** begin Data section **

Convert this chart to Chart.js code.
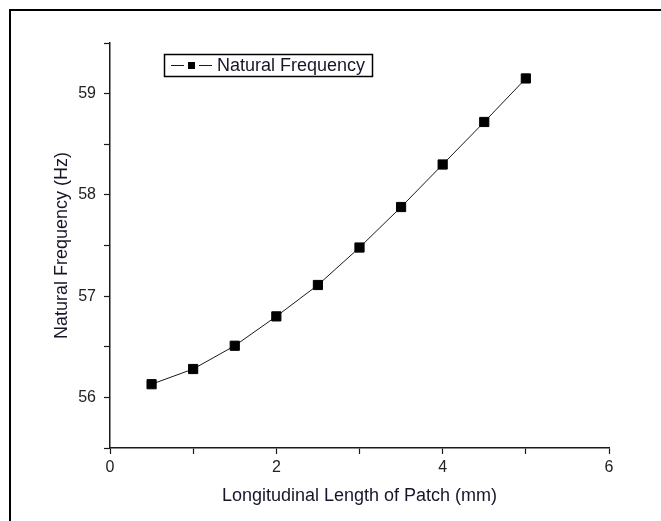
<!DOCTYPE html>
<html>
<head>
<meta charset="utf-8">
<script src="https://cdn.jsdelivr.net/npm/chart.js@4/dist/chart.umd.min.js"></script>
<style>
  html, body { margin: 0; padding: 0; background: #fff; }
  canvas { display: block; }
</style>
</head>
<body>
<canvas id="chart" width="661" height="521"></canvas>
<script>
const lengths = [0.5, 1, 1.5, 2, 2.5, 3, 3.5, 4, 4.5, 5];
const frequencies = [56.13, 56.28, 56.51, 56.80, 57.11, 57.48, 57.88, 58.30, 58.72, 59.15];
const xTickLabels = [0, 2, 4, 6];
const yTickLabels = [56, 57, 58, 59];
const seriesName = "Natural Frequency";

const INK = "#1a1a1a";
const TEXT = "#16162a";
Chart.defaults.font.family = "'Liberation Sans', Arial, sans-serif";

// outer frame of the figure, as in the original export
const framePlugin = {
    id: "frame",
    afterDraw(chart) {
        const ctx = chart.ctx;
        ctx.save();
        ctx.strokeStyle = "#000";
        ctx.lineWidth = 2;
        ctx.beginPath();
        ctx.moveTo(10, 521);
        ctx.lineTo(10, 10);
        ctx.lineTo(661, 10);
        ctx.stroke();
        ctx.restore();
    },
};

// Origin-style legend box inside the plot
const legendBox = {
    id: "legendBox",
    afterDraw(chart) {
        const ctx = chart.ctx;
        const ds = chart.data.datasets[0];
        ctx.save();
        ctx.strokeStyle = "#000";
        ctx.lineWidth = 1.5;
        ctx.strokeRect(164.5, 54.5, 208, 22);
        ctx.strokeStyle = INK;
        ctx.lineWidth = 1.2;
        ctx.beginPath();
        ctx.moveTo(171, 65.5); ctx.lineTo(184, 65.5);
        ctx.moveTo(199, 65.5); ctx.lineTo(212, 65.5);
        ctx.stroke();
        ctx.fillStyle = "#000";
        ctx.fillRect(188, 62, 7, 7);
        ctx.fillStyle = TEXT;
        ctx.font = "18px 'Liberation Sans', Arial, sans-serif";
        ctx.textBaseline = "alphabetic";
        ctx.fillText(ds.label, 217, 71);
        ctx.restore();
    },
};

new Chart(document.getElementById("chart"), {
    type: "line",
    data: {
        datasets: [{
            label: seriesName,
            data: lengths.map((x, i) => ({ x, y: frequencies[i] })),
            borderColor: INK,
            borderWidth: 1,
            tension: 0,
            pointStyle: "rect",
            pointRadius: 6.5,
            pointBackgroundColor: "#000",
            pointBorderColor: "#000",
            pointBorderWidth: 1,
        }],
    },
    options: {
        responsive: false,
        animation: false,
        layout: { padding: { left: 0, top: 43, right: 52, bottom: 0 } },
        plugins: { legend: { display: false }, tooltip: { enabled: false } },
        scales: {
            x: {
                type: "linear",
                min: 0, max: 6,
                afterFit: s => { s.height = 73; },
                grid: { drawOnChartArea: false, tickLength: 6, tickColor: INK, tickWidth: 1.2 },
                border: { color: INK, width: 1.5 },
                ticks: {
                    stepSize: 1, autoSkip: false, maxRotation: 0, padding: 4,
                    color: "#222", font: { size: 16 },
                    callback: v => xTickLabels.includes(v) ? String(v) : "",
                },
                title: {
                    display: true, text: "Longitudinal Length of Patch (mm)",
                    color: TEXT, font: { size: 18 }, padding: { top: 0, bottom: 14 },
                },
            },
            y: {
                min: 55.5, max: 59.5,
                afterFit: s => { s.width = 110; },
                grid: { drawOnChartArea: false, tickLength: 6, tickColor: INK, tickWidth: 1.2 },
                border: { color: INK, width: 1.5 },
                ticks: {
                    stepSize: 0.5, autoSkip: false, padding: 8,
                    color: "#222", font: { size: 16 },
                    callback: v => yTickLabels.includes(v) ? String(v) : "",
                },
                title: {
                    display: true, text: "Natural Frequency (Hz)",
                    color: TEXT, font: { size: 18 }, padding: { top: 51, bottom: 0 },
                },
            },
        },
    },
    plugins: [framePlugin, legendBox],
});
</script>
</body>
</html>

** end Data section **

Stated task: Print the complete listing exactly as it stands, without its pictures.

Solution to the exercise:
Convert this chart to Chart.js code.
<!DOCTYPE html>
<html>
<head>
<meta charset="utf-8">
<script src="https://cdn.jsdelivr.net/npm/chart.js@4/dist/chart.umd.min.js"></script>
<style>
  html, body { margin: 0; padding: 0; background: #fff; }
  canvas { display: block; }
</style>
</head>
<body>
<canvas id="chart" width="661" height="521"></canvas>
<script>
const lengths = [0.5, 1, 1.5, 2, 2.5, 3, 3.5, 4, 4.5, 5];
const frequencies = [56.13, 56.28, 56.51, 56.80, 57.11, 57.48, 57.88, 58.30, 58.72, 59.15];
const xTickLabels = [0, 2, 4, 6];
const yTickLabels = [56, 57, 58, 59];
const seriesName = "Natural Frequency";

const INK = "#1a1a1a";
const TEXT = "#16162a";
Chart.defaults.font.family = "'Liberation Sans', Arial, sans-serif";

// outer frame of the figure, as in the original export
const framePlugin = {
    id: "frame",
    afterDraw(chart) {
        const ctx = chart.ctx;
        ctx.save();
        ctx.strokeStyle = "#000";
        ctx.lineWidth = 2;
        ctx.beginPath();
        ctx.moveTo(10, 521);
        ctx.lineTo(10, 10);
        ctx.lineTo(661, 10);
        ctx.stroke();
        ctx.restore();
    },
};

// Origin-style legend box inside the plot
const legendBox = {
    id: "legendBox",
    afterDraw(chart) {
        const ctx = chart.ctx;
        const ds = chart.data.datasets[0];
        ctx.save();
        ctx.strokeStyle = "#000";
        ctx.lineWidth = 1.5;
        ctx.strokeRect(164.5, 54.5, 208, 22);
        ctx.strokeStyle = INK;
        ctx.lineWidth = 1.2;
        ctx.beginPath();
        ctx.moveTo(171, 65.5); ctx.lineTo(184, 65.5);
        ctx.moveTo(199, 65.5); ctx.lineTo(212, 65.5);
        ctx.stroke();
        ctx.fillStyle = "#000";
        ctx.fillRect(188, 62, 7, 7);
        ctx.fillStyle = TEXT;
        ctx.font = "18px 'Liberation Sans', Arial, sans-serif";
        ctx.textBaseline = "alphabetic";
        ctx.fillText(ds.label, 217, 71);
        ctx.restore();
    },
};

new Chart(document.getElementById("chart"), {
    type: "line",
    data: {
        datasets: [{
            label: seriesName,
            data: lengths.map((x, i) => ({ x, y: frequencies[i] })),
            borderColor: INK,
            borderWidth: 1,
            tension: 0,
            pointStyle: "rect",
            pointRadius: 6.5,
            pointBackgroundColor: "#000",
            pointBorderColor: "#000",
            pointBorderWidth: 1,
        }],
    },
    options: {
        responsive: false,
        animation: false,
        layout: { padding: { left: 0, top: 43, right: 52, bottom: 0 } },
        plugins: { legend: { display: false }, tooltip: { enabled: false } },
        scales: {
            x: {
                type: "linear",
                min: 0, max: 6,
                afterFit: s => { s.height = 73; },
                grid: { drawOnChartArea: false, tickLength: 6, tickColor: INK, tickWidth: 1.2 },
                border: { color: INK, width: 1.5 },
                ticks: {
                    stepSize: 1, autoSkip: false, maxRotation: 0, padding: 4,
                    color: "#222", font: { size: 16 },
                    callback: v => xTickLabels.includes(v) ? String(v) : "",
                },
                title: {
                    display: true, text: "Longitudinal Length of Patch (mm)",
                    color: TEXT, font: { size: 18 }, padding: { top: 0, bottom: 14 },
                },
            },
            y: {
                min: 55.5, max: 59.5,
                afterFit: s => { s.width = 110; },
                grid: { drawOnChartArea: false, tickLength: 6, tickColor: INK, tickWidth: 1.2 },
                border: { color: INK, width: 1.5 },
                ticks: {
                    stepSize: 0.5, autoSkip: false, padding: 8,
                    color: "#222", font: { size: 16 },
                    callback: v => yTickLabels.includes(v) ? String(v) : "",
                },
                title: {
                    display: true, text: "Natural Frequency (Hz)",
                    color: TEXT, font: { size: 18 }, padding: { top: 51, bottom: 0 },
                },
            },
        },
    },
    plugins: [framePlugin, legendBox],
});
</script>
</body>
</html>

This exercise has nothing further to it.